Regardless of what’s working and not working now, Snyder and Conley’s primary goal is to get the team at peak condition for the playoffs. Even though those starting minutes aren’t working right now — Utah’s 1-4 homestand is definite proof of that — Snyder believes that the team’s highest potential would come if and when Conley is able to feel comfortable next to Mitchell and Gobert, a very different pick and roll big than Gasol.

Both coach and player know that it’s ugly right now, but they’re hoping the lumps they’re taking now will be worth a cohesive payoff in the end. Yes, the 36 games Conley has played so far have been disappointing, but both he and the Jazz legitimately believe that the cost now could be an investment in the future.

“Excited” is still a word Conley uses frequently when describing his time with the Jazz.
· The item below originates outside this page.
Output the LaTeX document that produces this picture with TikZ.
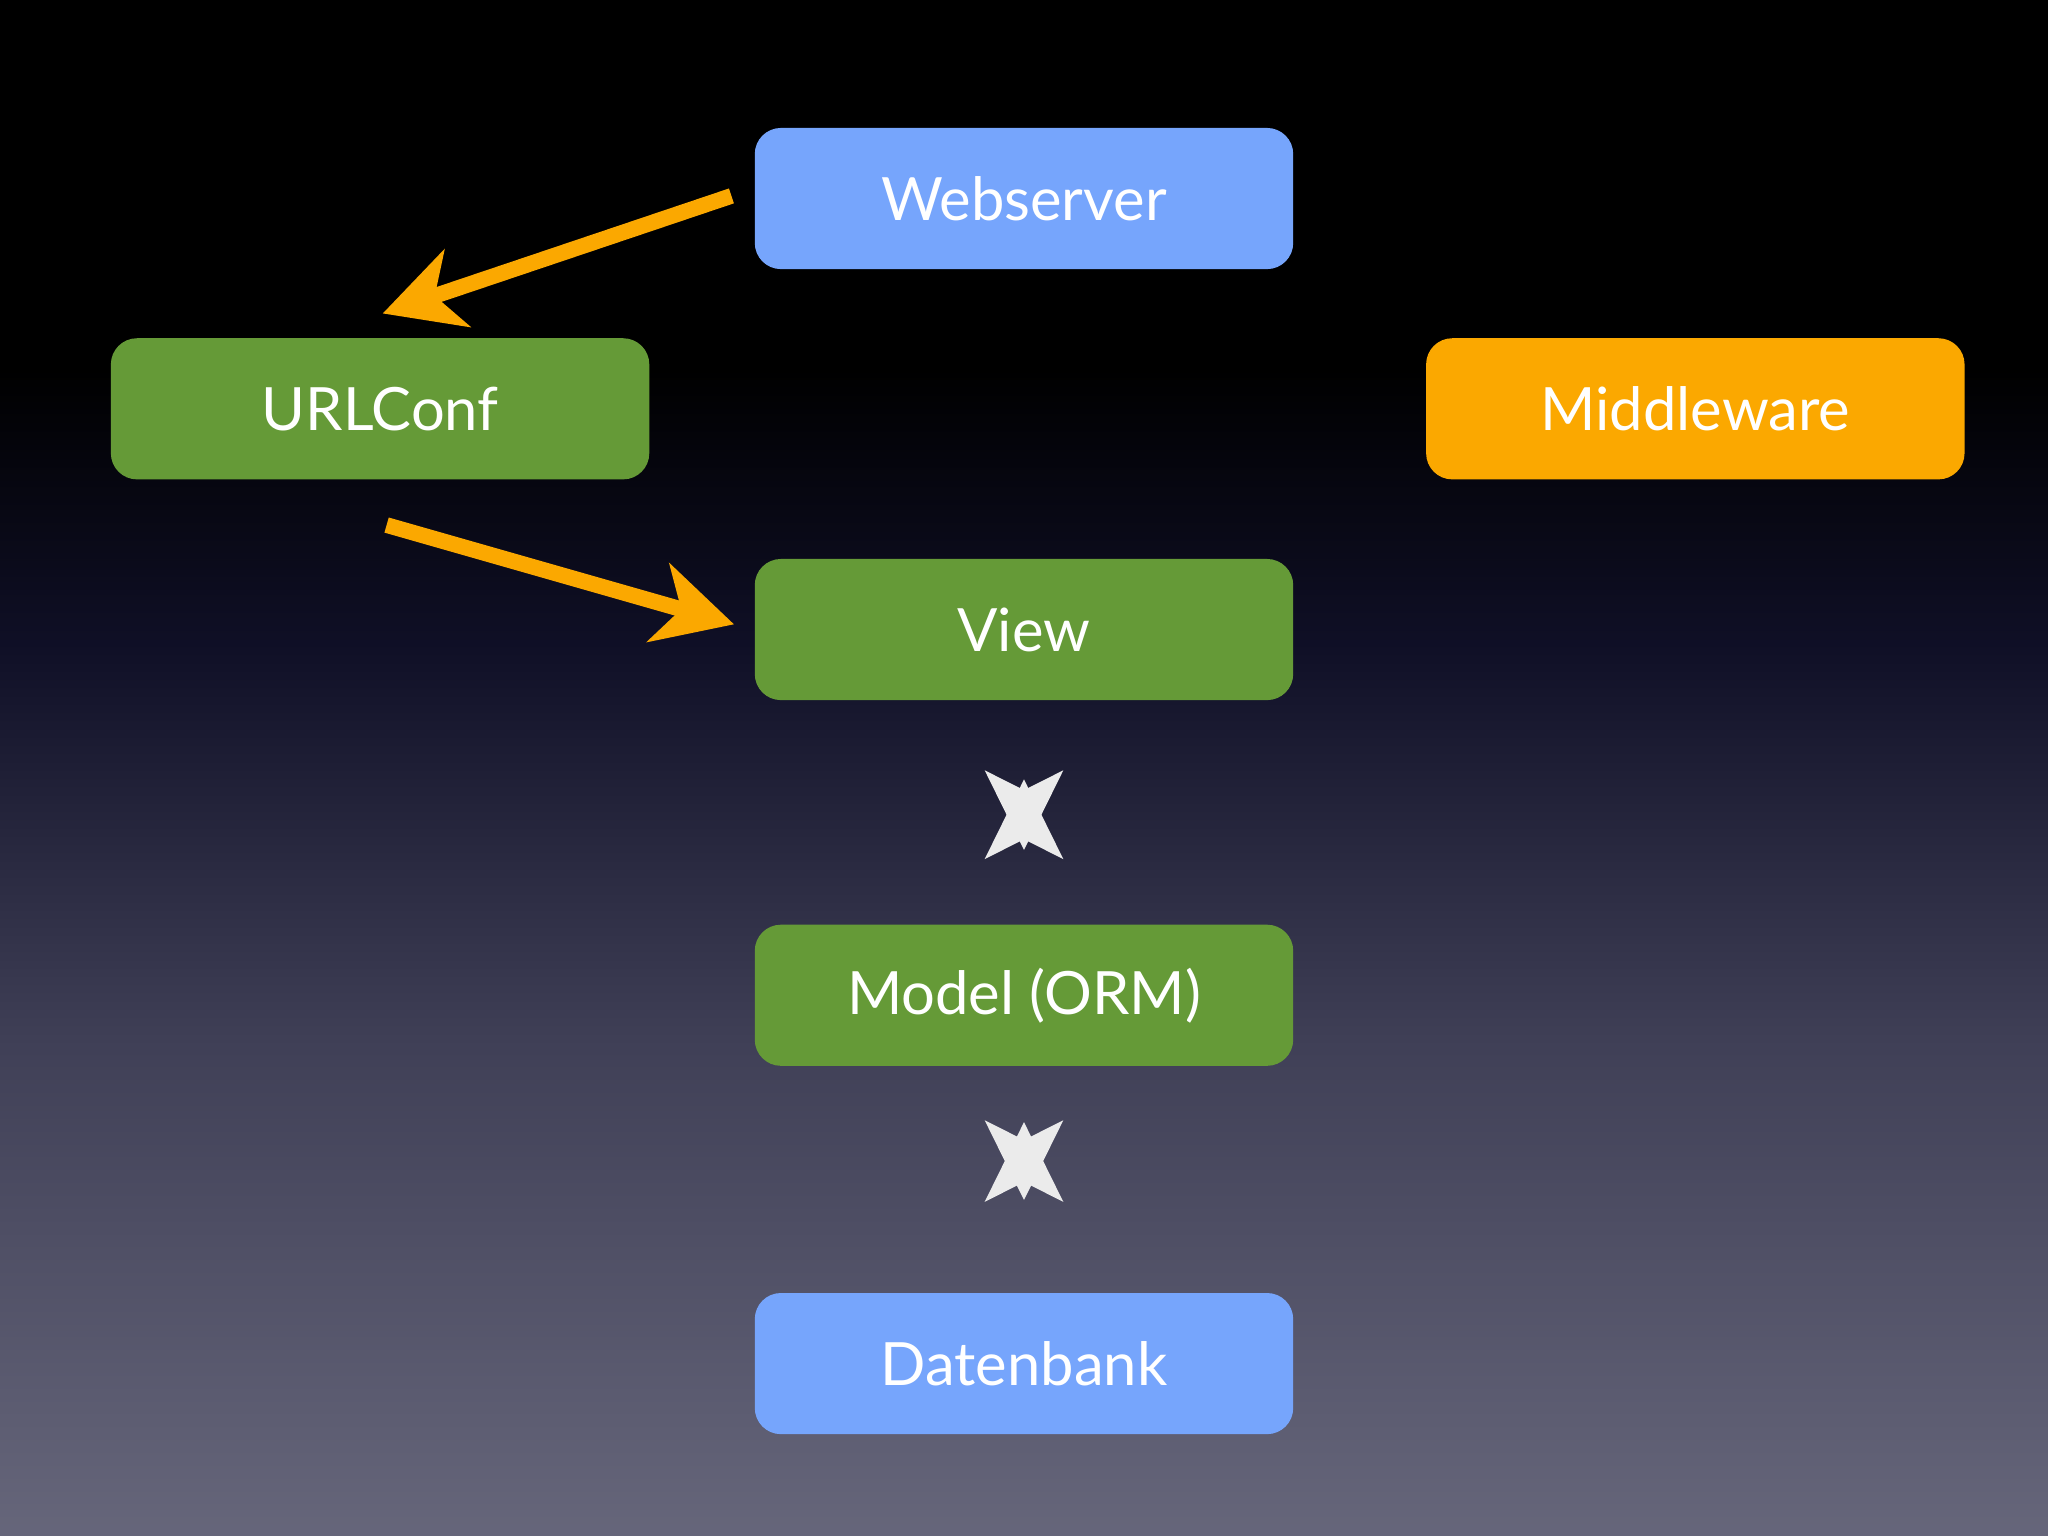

Even in the hours he thought he was moved to the bench, he told reporters that “I’m just excited about continually developing and getting better and better for the team." He wants badly to succeed, to prove the skeptics wrong and his believers right.

But for now, all he can do is continue to acclimate in his new environment in the 23 games remaining. “I think the more we’ll just continue to build and continue to play and the more I play with the guys, it’ll just become more comfortable,” Conley said.

Despite how it sometimes feels, Conley’s not a fish out of water. He’s just in a different pond.